Flipper

  • Flipper
  • Generic Flipper (Subterranean) 1982  (Def American) 1992 
  • Blow'n Chunks (ROIR) 1984  (ROIR/Important) 1990 
  • Gone Fishin' (Subterranean) 1984 
  • Public Flipper Limited Live 1980-1985 (Subterranean) 1986 
  • Sex Bomb Baby! (Subterranean) 1988  (Infinite Zero) 1995 
  • American Grafishy (Def American) 1992 
  • Any Three Initials
  • Ruins of America (Subterranean) 1988 
  • Negative Trend
  • We Don't Play, We Riot (Subterranean) 1982 

In its prime, San Francisco’s Flipper was a magnificent, fascinating entity, playing what might have been typical hardcore music at an unsettlingly slow speed: like a 45 slowed down to sub-LP pace, a flawless impression of a downed-out hardcore band. The harsh music lumbers and creaks, oozing feedback all the way. Flipper could be your car on the verge of a total breakdown or your worst hangover nightmare amped up to brain-splitting volume. As if staggered by the weight of reality but determined to plod forward anyway, leaders Bruce Lose and Will Shatter (both usually on bass and vocals) groaned and howled while Ted Falconi’s clangorous guitars sputtered and wheezed. Flipper’s cathartic noise — sort of a foul-smelling castor oil for the ears — was more than a gimmick, though. For all the intentional sloppiness and gratuitous noise, not to mention the superficial shock of Generic Flipper tunes like “Life Is Cheap” and “Shed No Tears,” Flipper can be uplifting. Underneath the tumult you’ll find compassion, idealism and hope, best represented by “Life” (“the only thing worth living for”). That kind of moral statement takes courage.

Blow’n Chunks is a primo live tape of the band onstage in New York, November 1983. Playing all the hits that made them a legend — like “Love Canal” and “Ha Ha Ha” — as well as previewing some songs that made it onto the next LP, the quartet drones along like a factory shutting down for the weekend, a stunning roar of guitar noise and bass pounding that is simply the ultimate loud rock’n’roll imaginable. A real classic album, and the ideal floor-clearer for any club.

Flipper’s second studio album, Gone Fishin’, makes an ambitious effort to add unexpected sonic components to the din. With vocals taking a clearly predominant role, oddities like clavinet, sax, piano and even open spaces (!?!?) lurk around, while newly sophisticated rhythms (as on the consti/synco-pated “First the Heart”) and a relatively restrained mix make Flipper resemble a “normal” band at times. If all you want from Flipper is a visceral thrill, try the live tape; if you want to understand their creative mind, Gone Fishin’ is the ideal synthesis of sickness and health.
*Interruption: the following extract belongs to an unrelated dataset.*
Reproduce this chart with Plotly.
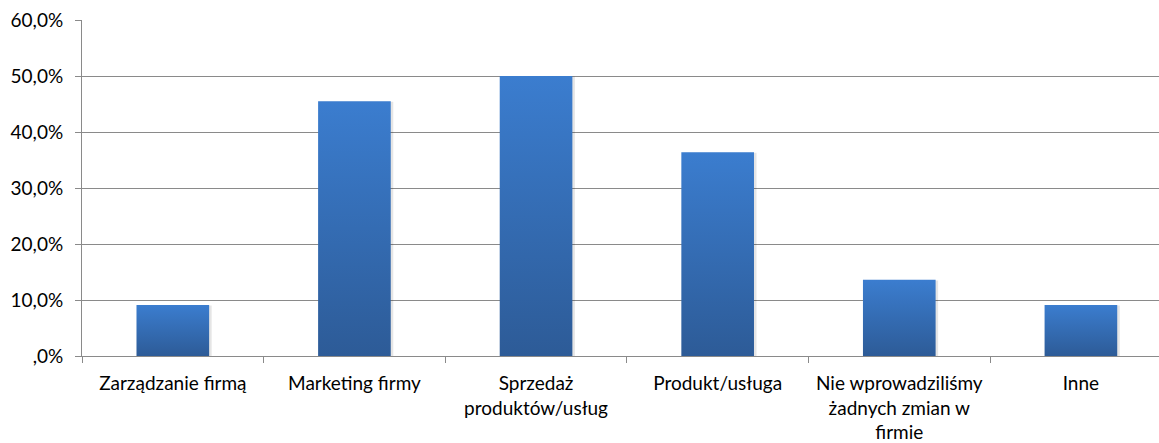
import plotly.graph_objects as go

categories = [
    "Zarządzanie firmą",
    "Marketing firmy",
    "Sprzedaż<br>produktów/usług",
    "Produkt/usługa",
    "Nie wprowadziliśmy<br>żadnych zmian w<br>firmie",
    "Inne",
]
values = [9.1, 45.5, 50.0, 36.4, 13.6, 9.1]
y_ticks = [0, 10, 20, 30, 40, 50, 60]
y_tick_labels = [",0%", "10,0%", "20,0%", "30,0%", "40,0%", "50,0%", "60,0%"]

BAR_HALF = 0.2
GRID = "#8a8a8a"
FONT = "Lato"
FSIZE = 19

fig = go.Figure()

for i, v in enumerate(values):
    # soft drop shadow behind each column
    fig.add_trace(go.Scatter(
        x=[i - BAR_HALF + 0.01, i + BAR_HALF + 0.014, i + BAR_HALF + 0.014, i - BAR_HALF + 0.01, i - BAR_HALF + 0.01],
        y=[-0.08, -0.08, v - 0.1, v - 0.1, -0.08],
        mode="lines", line=dict(width=0), fill="toself",
        fillcolor="rgba(0,0,0,0.10)", hoverinfo="skip", showlegend=False,
    ))
    # column with a vertical blue gradient
    fig.add_trace(go.Scatter(
        x=[i - BAR_HALF, i + BAR_HALF, i + BAR_HALF, i - BAR_HALF, i - BAR_HALF],
        y=[0, 0, v, v, 0],
        mode="lines", line=dict(width=0), fill="toself",
        fillgradient=dict(
            type="vertical",
            colorscale=[[0, "#2d5b97"], [1, "#3b7dcf"]],
        ),
        hovertemplate=f"{v:.1f}%<extra></extra>".replace(".", ","),
        showlegend=False,
    ))

fig.update_layout(
    width=1159, height=443,
    margin=dict(l=82, r=0, t=20, b=87),
    paper_bgcolor="white", plot_bgcolor="white",
    font=dict(family=FONT, size=FSIZE, color="#000000"),
)

fig.update_xaxes(
    range=[-0.5, 5.43],
    tickvals=list(range(len(categories))),
    ticktext=categories,
    ticks="",
    showgrid=False,
    showline=True, linecolor=GRID, linewidth=1,
    zeroline=False,
    ticklabelstandoff=10,
    minor=dict(tick0=-0.5, dtick=1, ticks="outside", ticklen=6, tickcolor=GRID, showgrid=False),
    tickfont=dict(family=FONT, size=FSIZE, color="#000000"),
)

fig.update_yaxes(
    range=[0, 60],
    tickvals=y_ticks,
    ticktext=y_tick_labels,
    ticks="outside", ticklen=6, tickcolor=GRID,
    showgrid=True, gridcolor=GRID, gridwidth=1,
    showline=True, linecolor=GRID, linewidth=1,
    zeroline=False,
    ticklabelstandoff=8,
    tickfont=dict(family=FONT, size=FSIZE, color="#000000"),
)

fig.write_html("out.html")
Perhaps sensing that stages held the key to truest Flipperhood, the band’s next release was the two-record career-spanning concert compilation, Public Flipper Limited. (The PiL parody here is revenge for that group’s apparent appropriation of Flipper’s generic labelling concept for their 1986 Album.) Wrapped in a foldout poster-cum-“Flipper on Tour” game, the LP offers a fine selection of tracks, from “Love Canal” to “Sex Bomb” to “Life” to “Flipper Blues.” The obnoxious onstage patter only adds to the mind-boggling raucous entertainment.

Shatter’s death in December 1987 (from a heroin overdose) didn’t stanch the vinyl flow. Sex Bomb Baby! compiles all of Flipper’s singles (six sides) and tracks from sampler albums, going as far back as the group’s 1979 recorded debut on Subterranean’s first release, the SF Underground collection. The cassette adds three live tracks from the 1980 Live at Target compilation; limited quantities of the album contain Bruce Lose’s solo single as a bonus.

The 1991 return of a reconstituted Flipper — fronted by Bruce (no longer Lose, and not playing bass) Loose and featuring original bandmates Ted Falconi and Steve DePace (killer drums), plus new bassist John Dougherty — was one of the most unexpected comebacks ever. Although the sense of exploring new territory, not to mention the dadaist absurdity, are inevitably somewhat faded on American Grafishy, mind-twisting displays like “Fucked Up Once Again” and “Flipper Twist” (right on!) prove the band’s patented approach to noise still packs a punch.

Any Three Initials, a Shatter side project, was recorded in 1986. Joined by three local musicians (two from the band Bad Posture), Shatter is the lyricist and singer on A3I’s Ruins of America, a varied album of country music, dirge-rock, PiL-esque anti-pop and other related styles, with subject matter as diverse as meteoric conditions and humanist philosophy. When the going gets rough, the ghost of Flipper rises from the platter; other tracks might be by anybody but that group.

Shatter and Flipper drummer Steve DePace were in a pre- Flipper band called Negative Trend, which released the four-song We Don’t Play, We Riot, recorded in 1978, in 1982.